### Task goal
Copy out the whole listing exactly as written, leaving the pictures behind.

### Data lines
++++

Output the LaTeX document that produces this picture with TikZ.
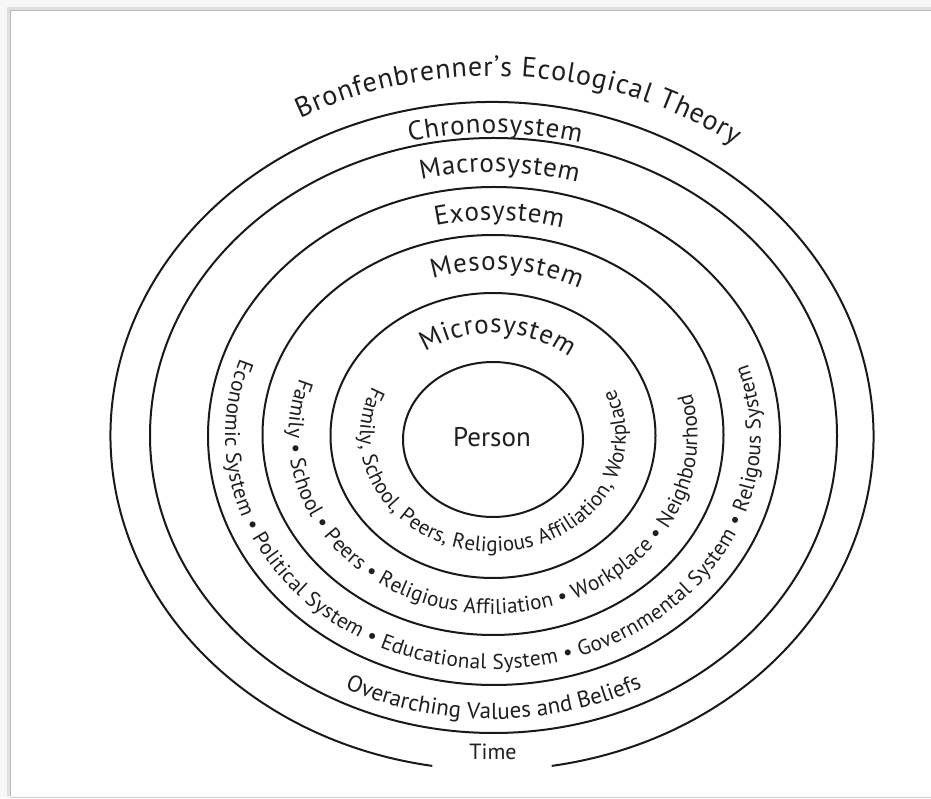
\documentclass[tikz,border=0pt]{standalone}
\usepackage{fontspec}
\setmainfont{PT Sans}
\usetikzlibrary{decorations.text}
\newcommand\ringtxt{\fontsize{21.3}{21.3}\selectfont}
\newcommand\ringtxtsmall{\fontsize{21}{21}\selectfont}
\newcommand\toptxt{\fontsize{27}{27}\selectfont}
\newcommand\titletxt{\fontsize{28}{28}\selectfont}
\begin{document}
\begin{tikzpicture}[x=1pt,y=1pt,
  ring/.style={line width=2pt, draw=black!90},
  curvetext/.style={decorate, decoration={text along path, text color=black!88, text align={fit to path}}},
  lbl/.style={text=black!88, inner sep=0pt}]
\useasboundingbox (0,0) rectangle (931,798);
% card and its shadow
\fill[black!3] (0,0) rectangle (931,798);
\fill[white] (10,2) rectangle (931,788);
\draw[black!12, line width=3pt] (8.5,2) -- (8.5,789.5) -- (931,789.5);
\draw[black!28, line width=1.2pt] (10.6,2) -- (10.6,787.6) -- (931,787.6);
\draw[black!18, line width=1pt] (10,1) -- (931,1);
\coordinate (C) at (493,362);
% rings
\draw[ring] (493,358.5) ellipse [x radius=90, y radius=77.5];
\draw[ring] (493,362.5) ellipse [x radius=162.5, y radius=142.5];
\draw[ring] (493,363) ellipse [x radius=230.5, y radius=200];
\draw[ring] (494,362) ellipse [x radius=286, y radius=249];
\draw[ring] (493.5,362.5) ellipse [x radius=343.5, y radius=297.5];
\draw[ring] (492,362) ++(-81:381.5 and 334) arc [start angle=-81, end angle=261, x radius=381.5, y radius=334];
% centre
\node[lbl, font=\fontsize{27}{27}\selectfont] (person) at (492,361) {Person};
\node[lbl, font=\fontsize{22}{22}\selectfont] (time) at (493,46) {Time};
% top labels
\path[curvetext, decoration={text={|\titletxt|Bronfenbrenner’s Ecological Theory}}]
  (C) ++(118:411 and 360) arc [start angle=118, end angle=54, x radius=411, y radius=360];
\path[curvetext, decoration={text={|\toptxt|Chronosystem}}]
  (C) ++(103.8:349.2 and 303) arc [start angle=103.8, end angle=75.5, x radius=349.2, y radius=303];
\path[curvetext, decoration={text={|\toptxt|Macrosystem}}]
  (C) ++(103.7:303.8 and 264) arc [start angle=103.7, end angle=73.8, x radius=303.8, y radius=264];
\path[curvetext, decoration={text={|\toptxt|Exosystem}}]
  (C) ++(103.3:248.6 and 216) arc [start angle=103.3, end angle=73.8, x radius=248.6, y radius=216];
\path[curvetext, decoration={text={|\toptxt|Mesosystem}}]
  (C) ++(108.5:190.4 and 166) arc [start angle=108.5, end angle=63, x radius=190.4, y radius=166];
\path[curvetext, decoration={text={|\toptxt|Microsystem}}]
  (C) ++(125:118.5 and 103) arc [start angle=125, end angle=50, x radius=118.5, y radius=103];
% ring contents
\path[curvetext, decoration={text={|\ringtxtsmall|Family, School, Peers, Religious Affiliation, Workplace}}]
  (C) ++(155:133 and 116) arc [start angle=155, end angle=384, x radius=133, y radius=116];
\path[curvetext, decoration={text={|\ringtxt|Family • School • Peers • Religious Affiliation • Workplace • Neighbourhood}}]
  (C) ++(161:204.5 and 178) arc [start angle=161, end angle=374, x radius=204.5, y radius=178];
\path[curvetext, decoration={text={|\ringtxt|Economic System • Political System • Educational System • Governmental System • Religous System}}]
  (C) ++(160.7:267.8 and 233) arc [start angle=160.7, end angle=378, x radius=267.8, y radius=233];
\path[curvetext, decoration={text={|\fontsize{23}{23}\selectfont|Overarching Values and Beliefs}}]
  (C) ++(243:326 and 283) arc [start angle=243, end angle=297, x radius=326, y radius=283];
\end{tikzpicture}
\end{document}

++++

### Written response
Output the LaTeX document that produces this picture with TikZ.
\documentclass[tikz,border=0pt]{standalone}
\usepackage{fontspec}
\setmainfont{PT Sans}
\usetikzlibrary{decorations.text}
\newcommand\ringtxt{\fontsize{21.3}{21.3}\selectfont}
\newcommand\ringtxtsmall{\fontsize{21}{21}\selectfont}
\newcommand\toptxt{\fontsize{27}{27}\selectfont}
\newcommand\titletxt{\fontsize{28}{28}\selectfont}
\begin{document}
\begin{tikzpicture}[x=1pt,y=1pt,
  ring/.style={line width=2pt, draw=black!90},
  curvetext/.style={decorate, decoration={text along path, text color=black!88, text align={fit to path}}},
  lbl/.style={text=black!88, inner sep=0pt}]
\useasboundingbox (0,0) rectangle (931,798);
% card and its shadow
\fill[black!3] (0,0) rectangle (931,798);
\fill[white] (10,2) rectangle (931,788);
\draw[black!12, line width=3pt] (8.5,2) -- (8.5,789.5) -- (931,789.5);
\draw[black!28, line width=1.2pt] (10.6,2) -- (10.6,787.6) -- (931,787.6);
\draw[black!18, line width=1pt] (10,1) -- (931,1);
\coordinate (C) at (493,362);
% rings
\draw[ring] (493,358.5) ellipse [x radius=90, y radius=77.5];
\draw[ring] (493,362.5) ellipse [x radius=162.5, y radius=142.5];
\draw[ring] (493,363) ellipse [x radius=230.5, y radius=200];
\draw[ring] (494,362) ellipse [x radius=286, y radius=249];
\draw[ring] (493.5,362.5) ellipse [x radius=343.5, y radius=297.5];
\draw[ring] (492,362) ++(-81:381.5 and 334) arc [start angle=-81, end angle=261, x radius=381.5, y radius=334];
% centre
\node[lbl, font=\fontsize{27}{27}\selectfont] (person) at (492,361) {Person};
\node[lbl, font=\fontsize{22}{22}\selectfont] (time) at (493,46) {Time};
% top labels
\path[curvetext, decoration={text={|\titletxt|Bronfenbrenner’s Ecological Theory}}]
  (C) ++(118:411 and 360) arc [start angle=118, end angle=54, x radius=411, y radius=360];
\path[curvetext, decoration={text={|\toptxt|Chronosystem}}]
  (C) ++(103.8:349.2 and 303) arc [start angle=103.8, end angle=75.5, x radius=349.2, y radius=303];
\path[curvetext, decoration={text={|\toptxt|Macrosystem}}]
  (C) ++(103.7:303.8 and 264) arc [start angle=103.7, end angle=73.8, x radius=303.8, y radius=264];
\path[curvetext, decoration={text={|\toptxt|Exosystem}}]
  (C) ++(103.3:248.6 and 216) arc [start angle=103.3, end angle=73.8, x radius=248.6, y radius=216];
\path[curvetext, decoration={text={|\toptxt|Mesosystem}}]
  (C) ++(108.5:190.4 and 166) arc [start angle=108.5, end angle=63, x radius=190.4, y radius=166];
\path[curvetext, decoration={text={|\toptxt|Microsystem}}]
  (C) ++(125:118.5 and 103) arc [start angle=125, end angle=50, x radius=118.5, y radius=103];
% ring contents
\path[curvetext, decoration={text={|\ringtxtsmall|Family, School, Peers, Religious Affiliation, Workplace}}]
  (C) ++(155:133 and 116) arc [start angle=155, end angle=384, x radius=133, y radius=116];
\path[curvetext, decoration={text={|\ringtxt|Family • School • Peers • Religious Affiliation • Workplace • Neighbourhood}}]
  (C) ++(161:204.5 and 178) arc [start angle=161, end angle=374, x radius=204.5, y radius=178];
\path[curvetext, decoration={text={|\ringtxt|Economic System • Political System • Educational System • Governmental System • Religous System}}]
  (C) ++(160.7:267.8 and 233) arc [start angle=160.7, end angle=378, x radius=267.8, y radius=233];
\path[curvetext, decoration={text={|\fontsize{23}{23}\selectfont|Overarching Values and Beliefs}}]
  (C) ++(243:326 and 283) arc [start angle=243, end angle=297, x radius=326, y radius=283];
\end{tikzpicture}
\end{document}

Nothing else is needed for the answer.